═════ Given data ═════

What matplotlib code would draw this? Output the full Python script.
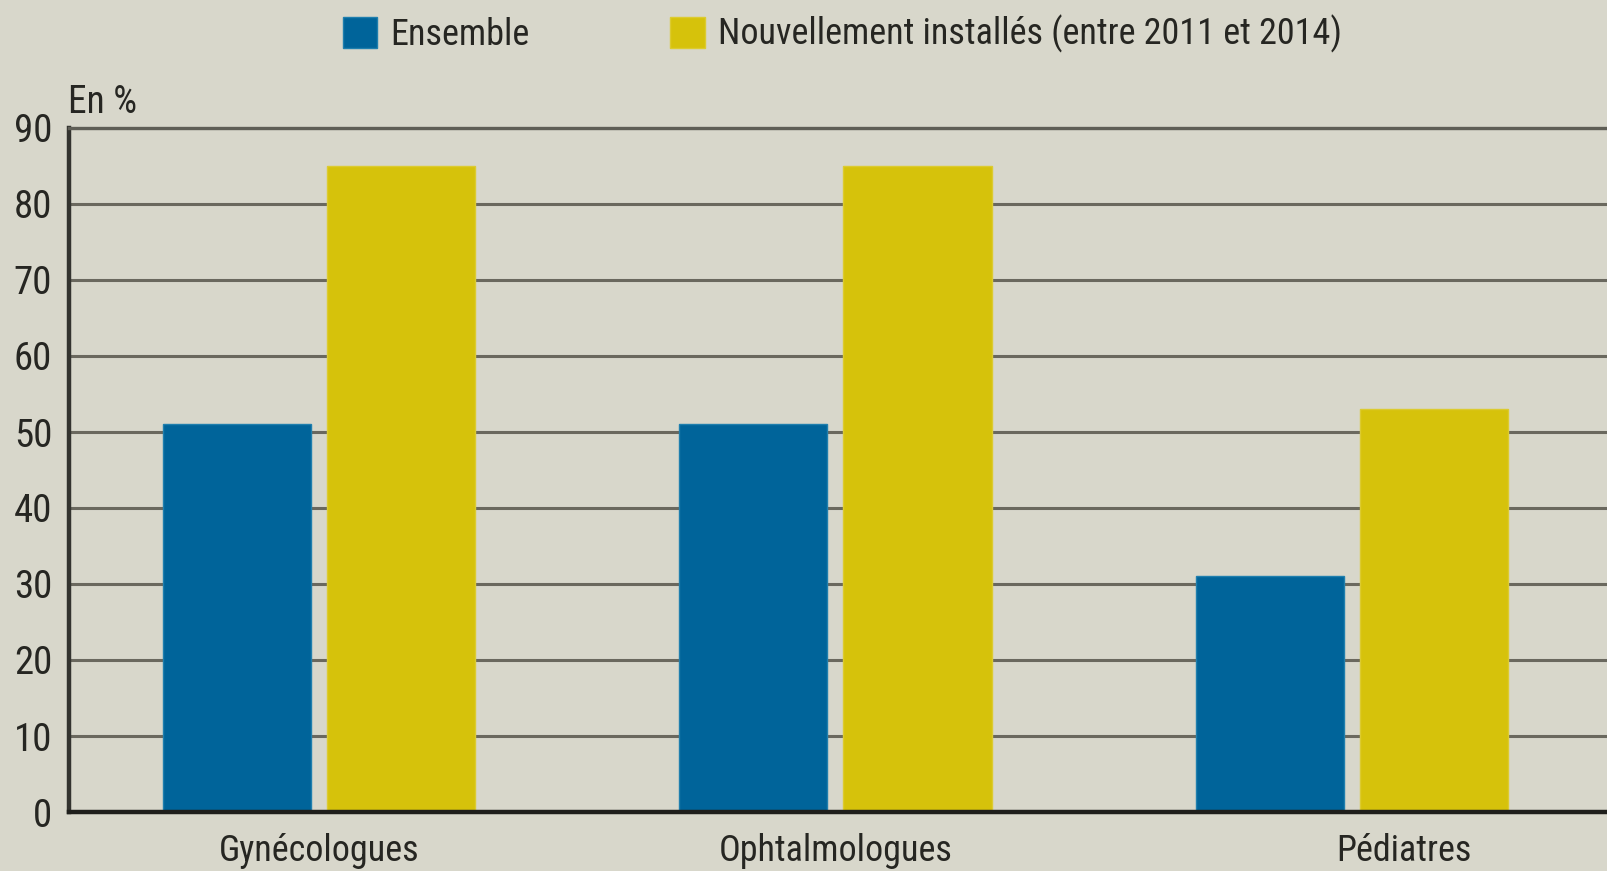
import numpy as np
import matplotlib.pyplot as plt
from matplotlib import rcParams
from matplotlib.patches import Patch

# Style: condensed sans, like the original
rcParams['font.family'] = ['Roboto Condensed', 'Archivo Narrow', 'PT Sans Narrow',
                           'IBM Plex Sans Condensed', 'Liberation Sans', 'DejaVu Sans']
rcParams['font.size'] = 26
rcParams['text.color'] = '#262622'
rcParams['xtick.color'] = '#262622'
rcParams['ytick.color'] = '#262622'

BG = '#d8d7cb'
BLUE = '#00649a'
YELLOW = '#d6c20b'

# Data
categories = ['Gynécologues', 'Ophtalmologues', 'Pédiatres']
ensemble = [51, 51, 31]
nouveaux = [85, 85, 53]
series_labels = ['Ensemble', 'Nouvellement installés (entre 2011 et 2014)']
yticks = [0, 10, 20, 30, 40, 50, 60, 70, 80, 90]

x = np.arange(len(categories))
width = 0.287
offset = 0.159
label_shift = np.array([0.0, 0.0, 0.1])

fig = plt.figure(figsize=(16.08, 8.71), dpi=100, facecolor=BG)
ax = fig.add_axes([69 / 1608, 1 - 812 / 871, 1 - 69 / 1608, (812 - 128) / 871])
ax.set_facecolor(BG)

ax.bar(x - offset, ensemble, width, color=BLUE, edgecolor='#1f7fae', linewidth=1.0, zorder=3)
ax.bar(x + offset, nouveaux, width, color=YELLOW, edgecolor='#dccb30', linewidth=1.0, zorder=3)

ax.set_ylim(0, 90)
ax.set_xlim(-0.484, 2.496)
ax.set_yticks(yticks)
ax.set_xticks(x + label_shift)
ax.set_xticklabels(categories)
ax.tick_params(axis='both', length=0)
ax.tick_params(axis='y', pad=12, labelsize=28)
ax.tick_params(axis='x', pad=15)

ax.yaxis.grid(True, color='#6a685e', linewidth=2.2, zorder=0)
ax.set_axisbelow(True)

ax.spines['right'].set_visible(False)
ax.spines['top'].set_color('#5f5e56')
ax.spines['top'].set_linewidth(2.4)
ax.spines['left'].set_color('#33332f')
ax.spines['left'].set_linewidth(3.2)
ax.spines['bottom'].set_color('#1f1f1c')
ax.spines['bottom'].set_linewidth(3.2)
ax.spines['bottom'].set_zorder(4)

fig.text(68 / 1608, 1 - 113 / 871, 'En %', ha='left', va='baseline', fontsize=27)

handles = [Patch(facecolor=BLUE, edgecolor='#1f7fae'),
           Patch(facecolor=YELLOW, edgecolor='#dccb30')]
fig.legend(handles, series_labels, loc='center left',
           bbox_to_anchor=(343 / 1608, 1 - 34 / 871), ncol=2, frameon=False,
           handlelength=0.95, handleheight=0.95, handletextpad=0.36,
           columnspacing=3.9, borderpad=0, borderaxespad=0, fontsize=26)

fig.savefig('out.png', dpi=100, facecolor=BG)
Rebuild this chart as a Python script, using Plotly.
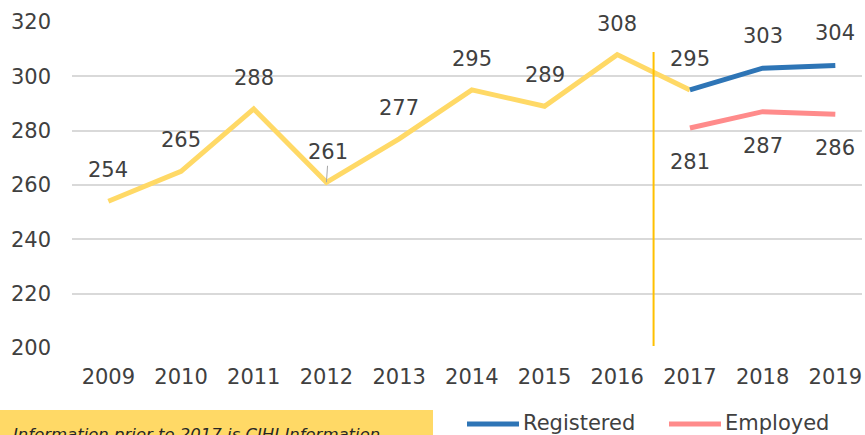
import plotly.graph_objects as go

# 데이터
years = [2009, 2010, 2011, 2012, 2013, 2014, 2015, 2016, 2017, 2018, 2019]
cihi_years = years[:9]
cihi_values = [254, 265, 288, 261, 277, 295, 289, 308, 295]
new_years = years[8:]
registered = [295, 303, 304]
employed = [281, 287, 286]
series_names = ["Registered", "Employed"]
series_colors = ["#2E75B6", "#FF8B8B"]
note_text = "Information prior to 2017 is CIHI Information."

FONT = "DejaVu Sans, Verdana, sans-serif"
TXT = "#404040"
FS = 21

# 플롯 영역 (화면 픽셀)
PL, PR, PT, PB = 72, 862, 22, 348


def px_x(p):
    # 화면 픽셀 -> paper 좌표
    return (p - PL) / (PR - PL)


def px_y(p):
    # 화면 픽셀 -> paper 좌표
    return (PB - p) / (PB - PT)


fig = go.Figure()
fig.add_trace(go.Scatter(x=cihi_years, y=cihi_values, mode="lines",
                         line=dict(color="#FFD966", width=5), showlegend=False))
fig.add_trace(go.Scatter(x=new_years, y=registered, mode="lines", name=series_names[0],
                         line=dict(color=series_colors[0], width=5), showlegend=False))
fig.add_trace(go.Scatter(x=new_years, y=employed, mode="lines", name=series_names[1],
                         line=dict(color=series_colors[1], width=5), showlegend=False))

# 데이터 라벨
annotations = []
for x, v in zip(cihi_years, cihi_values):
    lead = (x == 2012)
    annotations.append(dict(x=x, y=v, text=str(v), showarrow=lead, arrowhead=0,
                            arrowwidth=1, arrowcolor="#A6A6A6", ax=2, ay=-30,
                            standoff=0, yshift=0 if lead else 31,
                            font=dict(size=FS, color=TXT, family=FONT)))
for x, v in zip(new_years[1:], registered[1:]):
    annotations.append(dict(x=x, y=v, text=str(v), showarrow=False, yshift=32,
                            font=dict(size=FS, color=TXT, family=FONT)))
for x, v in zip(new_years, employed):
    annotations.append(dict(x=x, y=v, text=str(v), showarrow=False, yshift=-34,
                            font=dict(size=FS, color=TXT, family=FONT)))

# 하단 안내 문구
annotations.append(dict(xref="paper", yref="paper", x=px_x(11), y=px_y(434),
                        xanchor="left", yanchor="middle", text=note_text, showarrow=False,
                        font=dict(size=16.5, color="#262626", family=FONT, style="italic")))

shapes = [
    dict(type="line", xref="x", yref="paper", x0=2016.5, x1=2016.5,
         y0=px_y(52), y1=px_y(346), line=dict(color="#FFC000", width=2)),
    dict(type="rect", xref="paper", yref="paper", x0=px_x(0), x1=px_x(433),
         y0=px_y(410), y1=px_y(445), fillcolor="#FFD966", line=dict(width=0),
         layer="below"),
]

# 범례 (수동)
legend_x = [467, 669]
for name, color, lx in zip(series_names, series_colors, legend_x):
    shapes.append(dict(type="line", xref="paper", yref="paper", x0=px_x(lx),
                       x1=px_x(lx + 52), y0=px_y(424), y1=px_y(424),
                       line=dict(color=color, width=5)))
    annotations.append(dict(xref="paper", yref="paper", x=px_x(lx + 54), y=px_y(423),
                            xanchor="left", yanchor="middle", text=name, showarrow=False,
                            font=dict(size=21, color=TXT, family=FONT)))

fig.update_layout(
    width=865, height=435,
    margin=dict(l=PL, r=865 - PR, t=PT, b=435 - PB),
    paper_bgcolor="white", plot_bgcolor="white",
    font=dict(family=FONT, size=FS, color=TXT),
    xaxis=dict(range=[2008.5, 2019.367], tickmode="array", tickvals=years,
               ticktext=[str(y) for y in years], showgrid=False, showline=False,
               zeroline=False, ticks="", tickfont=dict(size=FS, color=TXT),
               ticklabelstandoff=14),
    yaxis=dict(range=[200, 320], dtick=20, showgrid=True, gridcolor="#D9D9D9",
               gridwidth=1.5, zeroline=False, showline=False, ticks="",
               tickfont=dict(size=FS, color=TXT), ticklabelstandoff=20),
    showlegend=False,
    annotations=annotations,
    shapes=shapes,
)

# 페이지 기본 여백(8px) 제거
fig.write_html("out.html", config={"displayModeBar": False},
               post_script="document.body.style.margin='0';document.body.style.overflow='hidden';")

═════

## Challenge:
Without the pictures, retype the whole of the material above exactly.

## Worked answer:
What matplotlib code would draw this? Output the full Python script.
import numpy as np
import matplotlib.pyplot as plt
from matplotlib import rcParams
from matplotlib.patches import Patch

# Style: condensed sans, like the original
rcParams['font.family'] = ['Roboto Condensed', 'Archivo Narrow', 'PT Sans Narrow',
                           'IBM Plex Sans Condensed', 'Liberation Sans', 'DejaVu Sans']
rcParams['font.size'] = 26
rcParams['text.color'] = '#262622'
rcParams['xtick.color'] = '#262622'
rcParams['ytick.color'] = '#262622'

BG = '#d8d7cb'
BLUE = '#00649a'
YELLOW = '#d6c20b'

# Data
categories = ['Gynécologues', 'Ophtalmologues', 'Pédiatres']
ensemble = [51, 51, 31]
nouveaux = [85, 85, 53]
series_labels = ['Ensemble', 'Nouvellement installés (entre 2011 et 2014)']
yticks = [0, 10, 20, 30, 40, 50, 60, 70, 80, 90]

x = np.arange(len(categories))
width = 0.287
offset = 0.159
label_shift = np.array([0.0, 0.0, 0.1])

fig = plt.figure(figsize=(16.08, 8.71), dpi=100, facecolor=BG)
ax = fig.add_axes([69 / 1608, 1 - 812 / 871, 1 - 69 / 1608, (812 - 128) / 871])
ax.set_facecolor(BG)

ax.bar(x - offset, ensemble, width, color=BLUE, edgecolor='#1f7fae', linewidth=1.0, zorder=3)
ax.bar(x + offset, nouveaux, width, color=YELLOW, edgecolor='#dccb30', linewidth=1.0, zorder=3)

ax.set_ylim(0, 90)
ax.set_xlim(-0.484, 2.496)
ax.set_yticks(yticks)
ax.set_xticks(x + label_shift)
ax.set_xticklabels(categories)
ax.tick_params(axis='both', length=0)
ax.tick_params(axis='y', pad=12, labelsize=28)
ax.tick_params(axis='x', pad=15)

ax.yaxis.grid(True, color='#6a685e', linewidth=2.2, zorder=0)
ax.set_axisbelow(True)

ax.spines['right'].set_visible(False)
ax.spines['top'].set_color('#5f5e56')
ax.spines['top'].set_linewidth(2.4)
ax.spines['left'].set_color('#33332f')
ax.spines['left'].set_linewidth(3.2)
ax.spines['bottom'].set_color('#1f1f1c')
ax.spines['bottom'].set_linewidth(3.2)
ax.spines['bottom'].set_zorder(4)

fig.text(68 / 1608, 1 - 113 / 871, 'En %', ha='left', va='baseline', fontsize=27)

handles = [Patch(facecolor=BLUE, edgecolor='#1f7fae'),
           Patch(facecolor=YELLOW, edgecolor='#dccb30')]
fig.legend(handles, series_labels, loc='center left',
           bbox_to_anchor=(343 / 1608, 1 - 34 / 871), ncol=2, frameon=False,
           handlelength=0.95, handleheight=0.95, handletextpad=0.36,
           columnspacing=3.9, borderpad=0, borderaxespad=0, fontsize=26)

fig.savefig('out.png', dpi=100, facecolor=BG)
Rebuild this chart as a Python script, using Plotly.
import plotly.graph_objects as go

# 데이터
years = [2009, 2010, 2011, 2012, 2013, 2014, 2015, 2016, 2017, 2018, 2019]
cihi_years = years[:9]
cihi_values = [254, 265, 288, 261, 277, 295, 289, 308, 295]
new_years = years[8:]
registered = [295, 303, 304]
employed = [281, 287, 286]
series_names = ["Registered", "Employed"]
series_colors = ["#2E75B6", "#FF8B8B"]
note_text = "Information prior to 2017 is CIHI Information."

FONT = "DejaVu Sans, Verdana, sans-serif"
TXT = "#404040"
FS = 21

# 플롯 영역 (화면 픽셀)
PL, PR, PT, PB = 72, 862, 22, 348


def px_x(p):
    # 화면 픽셀 -> paper 좌표
    return (p - PL) / (PR - PL)


def px_y(p):
    # 화면 픽셀 -> paper 좌표
    return (PB - p) / (PB - PT)


fig = go.Figure()
fig.add_trace(go.Scatter(x=cihi_years, y=cihi_values, mode="lines",
                         line=dict(color="#FFD966", width=5), showlegend=False))
fig.add_trace(go.Scatter(x=new_years, y=registered, mode="lines", name=series_names[0],
                         line=dict(color=series_colors[0], width=5), showlegend=False))
fig.add_trace(go.Scatter(x=new_years, y=employed, mode="lines", name=series_names[1],
                         line=dict(color=series_colors[1], width=5), showlegend=False))

# 데이터 라벨
annotations = []
for x, v in zip(cihi_years, cihi_values):
    lead = (x == 2012)
    annotations.append(dict(x=x, y=v, text=str(v), showarrow=lead, arrowhead=0,
                            arrowwidth=1, arrowcolor="#A6A6A6", ax=2, ay=-30,
                            standoff=0, yshift=0 if lead else 31,
                            font=dict(size=FS, color=TXT, family=FONT)))
for x, v in zip(new_years[1:], registered[1:]):
    annotations.append(dict(x=x, y=v, text=str(v), showarrow=False, yshift=32,
                            font=dict(size=FS, color=TXT, family=FONT)))
for x, v in zip(new_years, employed):
    annotations.append(dict(x=x, y=v, text=str(v), showarrow=False, yshift=-34,
                            font=dict(size=FS, color=TXT, family=FONT)))

# 하단 안내 문구
annotations.append(dict(xref="paper", yref="paper", x=px_x(11), y=px_y(434),
                        xanchor="left", yanchor="middle", text=note_text, showarrow=False,
                        font=dict(size=16.5, color="#262626", family=FONT, style="italic")))

shapes = [
    dict(type="line", xref="x", yref="paper", x0=2016.5, x1=2016.5,
         y0=px_y(52), y1=px_y(346), line=dict(color="#FFC000", width=2)),
    dict(type="rect", xref="paper", yref="paper", x0=px_x(0), x1=px_x(433),
         y0=px_y(410), y1=px_y(445), fillcolor="#FFD966", line=dict(width=0),
         layer="below"),
]

# 범례 (수동)
legend_x = [467, 669]
for name, color, lx in zip(series_names, series_colors, legend_x):
    shapes.append(dict(type="line", xref="paper", yref="paper", x0=px_x(lx),
                       x1=px_x(lx + 52), y0=px_y(424), y1=px_y(424),
                       line=dict(color=color, width=5)))
    annotations.append(dict(xref="paper", yref="paper", x=px_x(lx + 54), y=px_y(423),
                            xanchor="left", yanchor="middle", text=name, showarrow=False,
                            font=dict(size=21, color=TXT, family=FONT)))

fig.update_layout(
    width=865, height=435,
    margin=dict(l=PL, r=865 - PR, t=PT, b=435 - PB),
    paper_bgcolor="white", plot_bgcolor="white",
    font=dict(family=FONT, size=FS, color=TXT),
    xaxis=dict(range=[2008.5, 2019.367], tickmode="array", tickvals=years,
               ticktext=[str(y) for y in years], showgrid=False, showline=False,
               zeroline=False, ticks="", tickfont=dict(size=FS, color=TXT),
               ticklabelstandoff=14),
    yaxis=dict(range=[200, 320], dtick=20, showgrid=True, gridcolor="#D9D9D9",
               gridwidth=1.5, zeroline=False, showline=False, ticks="",
               tickfont=dict(size=FS, color=TXT), ticklabelstandoff=20),
    showlegend=False,
    annotations=annotations,
    shapes=shapes,
)

# 페이지 기본 여백(8px) 제거
fig.write_html("out.html", config={"displayModeBar": False},
               post_script="document.body.style.margin='0';document.body.style.overflow='hidden';")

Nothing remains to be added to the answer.